A specific type of Tag
. The plot is resolved just before the last Act Break
, but the characters come back after the commercial and deliver one last joke, usually tangentially related to the plot. Very often afterwards, everyone laughs
The trope name comes from The Cisco Kid,
where Cisco would deliver the punchline, and Pancho would always go, "Oh, Ceeesco!
" Still used in many shows, comedy or not.
Compare to And Knowing Is Half the Battle
and End of Episode Silliness
. Also compare with The Stinger
, where this is after the credits. Usually a variation of Every Episode Ending
Nothing to do with networking equipment
. Or a certain bald federation captain.
- Welcome Back, Kotter: The title character tells a joke about one of his relatives to his wife, Julie ... usually one of those unknown-until-now uncle and a bad pun. Even the episodes with somber or serious themes, or those ending on said note, ended not with a serious resolution to the situation but one of those "Did I ever tell you about my Uncle Jamie?"-type jokes.
- Was common on the original Star Trek series. ("...where they'll be no tribble at all.")
- Likewise, Mash.
- The more refined version of this is the joke without words that goes on during the credits of Frasier.
- Many episodes of My Name Is Earl play out the credits over a scene of Earl and Randy in bed having a conversation unconnected with the events of the episode, usually triggered by a Non Sequitur by Randy.
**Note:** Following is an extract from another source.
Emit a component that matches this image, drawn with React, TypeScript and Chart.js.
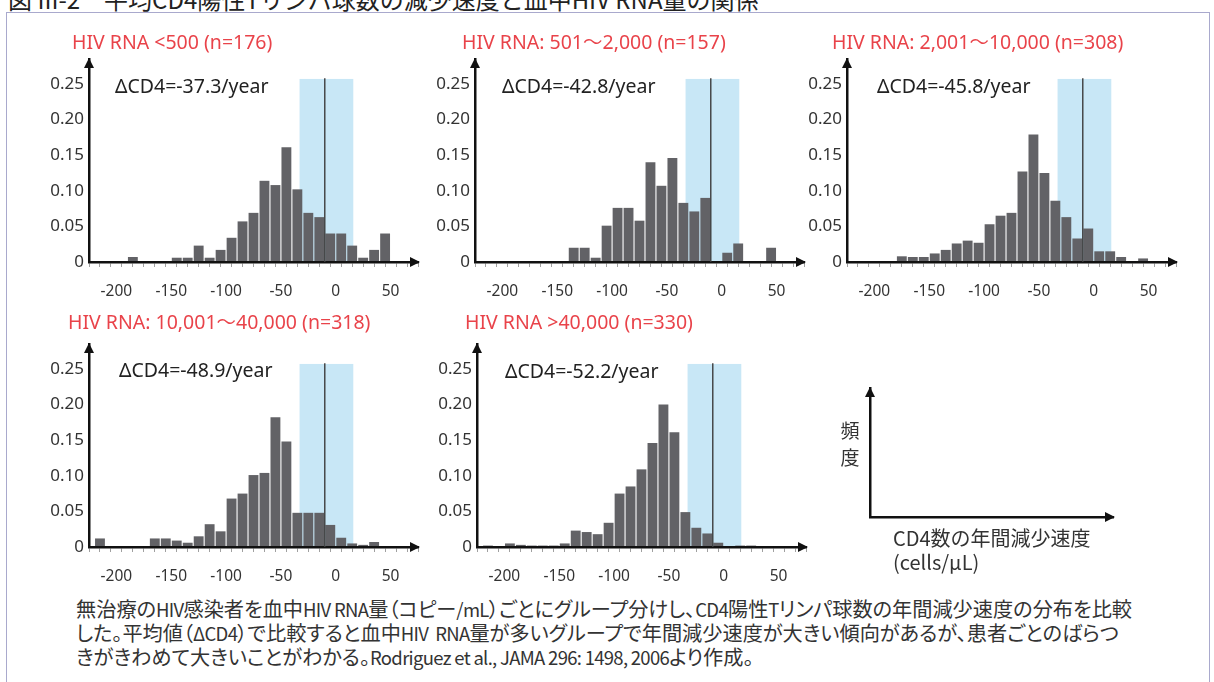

- Disney Channel shows have some form of this, most notably That's So Raven and The Suite Life of Zack and Cody.
- The Colbert Report has one last joke before the credits, generally delivered from Colbert's armchair by the fire (in reference to FDR's fireside chats). This can be anything from a one-liner to an entire scene.
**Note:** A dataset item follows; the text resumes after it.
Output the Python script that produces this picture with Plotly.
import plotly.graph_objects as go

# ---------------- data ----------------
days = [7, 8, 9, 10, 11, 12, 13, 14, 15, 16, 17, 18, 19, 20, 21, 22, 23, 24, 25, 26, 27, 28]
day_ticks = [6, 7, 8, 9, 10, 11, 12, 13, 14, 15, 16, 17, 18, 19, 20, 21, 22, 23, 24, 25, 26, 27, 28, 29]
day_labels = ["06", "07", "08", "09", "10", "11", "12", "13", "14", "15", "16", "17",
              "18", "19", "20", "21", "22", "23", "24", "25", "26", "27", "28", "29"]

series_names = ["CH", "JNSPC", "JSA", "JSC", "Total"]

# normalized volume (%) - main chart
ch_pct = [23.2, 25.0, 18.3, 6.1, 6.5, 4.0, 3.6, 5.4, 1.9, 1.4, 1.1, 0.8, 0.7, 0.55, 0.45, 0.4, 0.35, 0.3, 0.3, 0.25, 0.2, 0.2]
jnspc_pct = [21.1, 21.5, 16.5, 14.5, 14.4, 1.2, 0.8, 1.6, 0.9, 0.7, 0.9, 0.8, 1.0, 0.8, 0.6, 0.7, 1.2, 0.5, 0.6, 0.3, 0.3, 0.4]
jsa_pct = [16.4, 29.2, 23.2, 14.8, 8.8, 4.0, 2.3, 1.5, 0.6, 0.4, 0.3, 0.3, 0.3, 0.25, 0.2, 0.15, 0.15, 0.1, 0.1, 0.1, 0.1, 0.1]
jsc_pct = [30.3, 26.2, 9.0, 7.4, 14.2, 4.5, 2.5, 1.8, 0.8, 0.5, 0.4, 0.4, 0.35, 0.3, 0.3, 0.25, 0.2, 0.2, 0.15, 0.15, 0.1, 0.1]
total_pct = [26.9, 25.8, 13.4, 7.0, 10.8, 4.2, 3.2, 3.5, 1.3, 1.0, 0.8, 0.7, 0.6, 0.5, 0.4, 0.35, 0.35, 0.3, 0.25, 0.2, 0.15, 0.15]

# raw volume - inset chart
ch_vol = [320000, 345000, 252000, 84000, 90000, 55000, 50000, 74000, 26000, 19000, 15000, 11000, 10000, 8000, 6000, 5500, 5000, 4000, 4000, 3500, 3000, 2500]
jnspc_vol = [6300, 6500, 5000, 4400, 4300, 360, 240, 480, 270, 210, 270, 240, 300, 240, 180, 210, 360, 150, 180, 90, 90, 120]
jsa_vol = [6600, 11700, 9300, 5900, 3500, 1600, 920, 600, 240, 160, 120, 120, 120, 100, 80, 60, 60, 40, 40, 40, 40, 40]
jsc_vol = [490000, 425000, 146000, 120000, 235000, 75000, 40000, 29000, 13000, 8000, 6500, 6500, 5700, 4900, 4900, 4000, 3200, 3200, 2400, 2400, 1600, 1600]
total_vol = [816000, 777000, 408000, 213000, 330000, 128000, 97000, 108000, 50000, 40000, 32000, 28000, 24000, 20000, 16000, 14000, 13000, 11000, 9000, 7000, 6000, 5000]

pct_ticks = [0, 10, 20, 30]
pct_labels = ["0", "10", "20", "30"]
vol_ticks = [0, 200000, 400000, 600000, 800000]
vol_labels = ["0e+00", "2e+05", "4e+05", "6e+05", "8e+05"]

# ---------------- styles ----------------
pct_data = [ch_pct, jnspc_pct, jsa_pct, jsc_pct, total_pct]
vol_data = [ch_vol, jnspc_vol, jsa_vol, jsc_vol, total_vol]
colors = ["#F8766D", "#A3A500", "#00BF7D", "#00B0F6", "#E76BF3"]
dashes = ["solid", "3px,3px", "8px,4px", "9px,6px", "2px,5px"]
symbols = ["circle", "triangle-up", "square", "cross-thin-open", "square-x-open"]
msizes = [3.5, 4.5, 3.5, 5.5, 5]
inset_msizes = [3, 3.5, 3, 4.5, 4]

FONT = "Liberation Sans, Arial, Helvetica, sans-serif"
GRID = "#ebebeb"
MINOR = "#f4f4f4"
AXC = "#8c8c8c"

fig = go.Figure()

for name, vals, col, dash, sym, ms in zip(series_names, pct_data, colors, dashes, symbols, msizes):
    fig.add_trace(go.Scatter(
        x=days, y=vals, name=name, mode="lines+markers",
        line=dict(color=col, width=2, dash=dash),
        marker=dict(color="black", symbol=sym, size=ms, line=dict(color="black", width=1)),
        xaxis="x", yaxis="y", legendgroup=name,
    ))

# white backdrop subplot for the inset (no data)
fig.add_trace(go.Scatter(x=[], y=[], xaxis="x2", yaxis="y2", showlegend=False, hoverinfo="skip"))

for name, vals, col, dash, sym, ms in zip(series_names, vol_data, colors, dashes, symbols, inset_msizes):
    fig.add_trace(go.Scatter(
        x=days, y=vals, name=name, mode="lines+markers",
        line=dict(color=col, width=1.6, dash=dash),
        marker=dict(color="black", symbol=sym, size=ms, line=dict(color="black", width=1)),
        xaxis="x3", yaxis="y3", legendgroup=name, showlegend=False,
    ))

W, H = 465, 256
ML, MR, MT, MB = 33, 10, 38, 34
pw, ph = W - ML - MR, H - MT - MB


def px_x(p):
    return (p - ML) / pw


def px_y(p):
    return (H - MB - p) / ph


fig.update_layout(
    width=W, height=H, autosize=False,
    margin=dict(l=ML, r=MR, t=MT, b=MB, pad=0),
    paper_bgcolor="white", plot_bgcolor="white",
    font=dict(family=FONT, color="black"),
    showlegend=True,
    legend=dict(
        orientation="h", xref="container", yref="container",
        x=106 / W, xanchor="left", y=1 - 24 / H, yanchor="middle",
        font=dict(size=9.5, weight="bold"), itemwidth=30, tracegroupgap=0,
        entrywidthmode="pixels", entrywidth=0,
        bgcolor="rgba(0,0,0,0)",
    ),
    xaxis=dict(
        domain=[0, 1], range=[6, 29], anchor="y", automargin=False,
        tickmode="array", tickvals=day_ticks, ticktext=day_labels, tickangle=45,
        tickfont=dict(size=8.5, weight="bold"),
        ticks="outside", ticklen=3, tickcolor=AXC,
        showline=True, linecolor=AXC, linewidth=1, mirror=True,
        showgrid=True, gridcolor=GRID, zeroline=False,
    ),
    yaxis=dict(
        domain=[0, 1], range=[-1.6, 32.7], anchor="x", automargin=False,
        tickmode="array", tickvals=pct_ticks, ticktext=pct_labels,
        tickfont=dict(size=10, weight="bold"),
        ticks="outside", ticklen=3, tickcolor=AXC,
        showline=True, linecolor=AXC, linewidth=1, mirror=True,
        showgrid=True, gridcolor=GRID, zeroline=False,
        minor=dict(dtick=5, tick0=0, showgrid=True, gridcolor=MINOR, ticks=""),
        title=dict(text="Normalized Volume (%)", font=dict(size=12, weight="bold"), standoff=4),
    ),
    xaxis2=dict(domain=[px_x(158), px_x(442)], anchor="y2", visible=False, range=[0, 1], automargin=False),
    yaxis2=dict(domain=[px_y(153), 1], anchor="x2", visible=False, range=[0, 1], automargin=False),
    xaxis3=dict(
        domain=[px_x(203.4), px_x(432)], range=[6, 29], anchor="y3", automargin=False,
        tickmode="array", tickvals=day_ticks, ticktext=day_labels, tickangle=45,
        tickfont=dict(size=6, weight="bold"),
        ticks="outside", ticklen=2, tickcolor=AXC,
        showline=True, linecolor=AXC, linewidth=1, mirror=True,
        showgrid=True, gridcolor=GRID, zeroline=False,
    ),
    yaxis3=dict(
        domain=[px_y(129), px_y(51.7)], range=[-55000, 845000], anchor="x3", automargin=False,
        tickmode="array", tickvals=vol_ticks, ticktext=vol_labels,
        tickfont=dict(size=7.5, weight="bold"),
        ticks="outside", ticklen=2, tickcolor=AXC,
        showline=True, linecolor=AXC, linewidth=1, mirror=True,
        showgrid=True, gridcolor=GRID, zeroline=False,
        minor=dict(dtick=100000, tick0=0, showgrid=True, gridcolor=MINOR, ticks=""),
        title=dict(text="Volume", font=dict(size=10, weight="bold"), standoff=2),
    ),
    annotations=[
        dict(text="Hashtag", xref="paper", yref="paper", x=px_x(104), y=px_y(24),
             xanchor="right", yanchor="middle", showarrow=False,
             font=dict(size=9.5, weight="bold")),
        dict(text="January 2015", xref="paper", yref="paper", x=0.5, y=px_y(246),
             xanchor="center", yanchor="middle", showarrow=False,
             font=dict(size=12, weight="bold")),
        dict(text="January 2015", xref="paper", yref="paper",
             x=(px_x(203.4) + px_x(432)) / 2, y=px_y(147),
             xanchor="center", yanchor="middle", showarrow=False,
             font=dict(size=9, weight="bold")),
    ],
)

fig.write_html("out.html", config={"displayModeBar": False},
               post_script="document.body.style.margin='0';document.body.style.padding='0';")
- The Avengers used these kinds of tag scenes.
- The Brady Bunch always used these, usually courtesy of Alice. ("Oh, Alice!")
- The Big Bang Theory often brings back a throw-away joke and expands on it, to humorous effect. In one episode, the gang discusses how Sheldon's "species" reproduces. The theories are myriad, but later, Sheldon is shown eating large amounts of Thai food, eventually splitting into 2 identical copies. Leonard awakes from his dream, cursing the Mitosis Theory of Sheldon Reproduction.
- "What Did We Learn on the Show Tonight, Craig?" from The Late Late Show.
- The Blake's 7 episode "Children of Auron" where the premise is the almost total extermination of the Aurons, a race of empathic humanoids who are opposed to the evil Federation and are thus nominally allied with the protagonists. (Almost all alliances in Blake's Seven are nominal. It's their Hat.) Approximately five thousand children and a few adults survive and the crew manage to find them a location where they will be safe and can rebuild the Auron race. At the episode's close Avon makes a joke about the society being a gigantic nursery, which in the context of recent genocide is in incredibly poor taste. Auron main character Cally is notably absent from the bridge at this point.
- Funky Squad.
- Parodied in Police Squad!, along with the freeze frame ending.
- Spoofed to hell and back in Garth Marenghis Darkplace whenever one of the group makes a cheesy pun about what's just happened and the others laugh over-enthusiastically for a ridiculously long time.
- Parodied in That's My Bush!; "Oh, Laura! One of these days, I'm gonna punch you in the face!"
- How Corner Gas ends every episode.
- While Perry Mason devoted most of its end-of-episode scenes to explaining the key clue that let Perry solve the case, this style of joke was often included.
- Free Spirit does this in every episode.
- This strip from VG Cats. Warning: May offend those who are offended by bloody baby fetuses. (Say that five times fast!)
- Used in every episode of The Proud Family.
- The end of most ThunderCats (1985) episodes.
- Used on at least one occasion in Harvey Birdman, Attorney at Law.
- Actually used with such regularity, an Adult Swim commercial was an entire montage of episode-concluding group laughing.
- The Transformers and G.I. Joe ended a fair number of episodes this way.
- Used in Whateley: The big idea. Nobody laughs, but it's an evil pun, though it spoils the culprit: Migraine is somebody else's headache.
- Used at the end of Adventure Time episode "Slow Love" with Finn and Jake towards Beemo.
- Used in most episodes of Family Guy. Lampshaded in one episode wherein Peter says "And I've learned something from this... ya know what, we've done this a billion times, so I'm just going to do the cadences" and the family just speaks gibberish (in the proper cadences, of course.) Followed by the obligatory laugh.
- Spunky And Tadpole (an obscure cartoon from Beverly Films, dating to 1958) had the two addressing each other this way at the end of selected story arcs.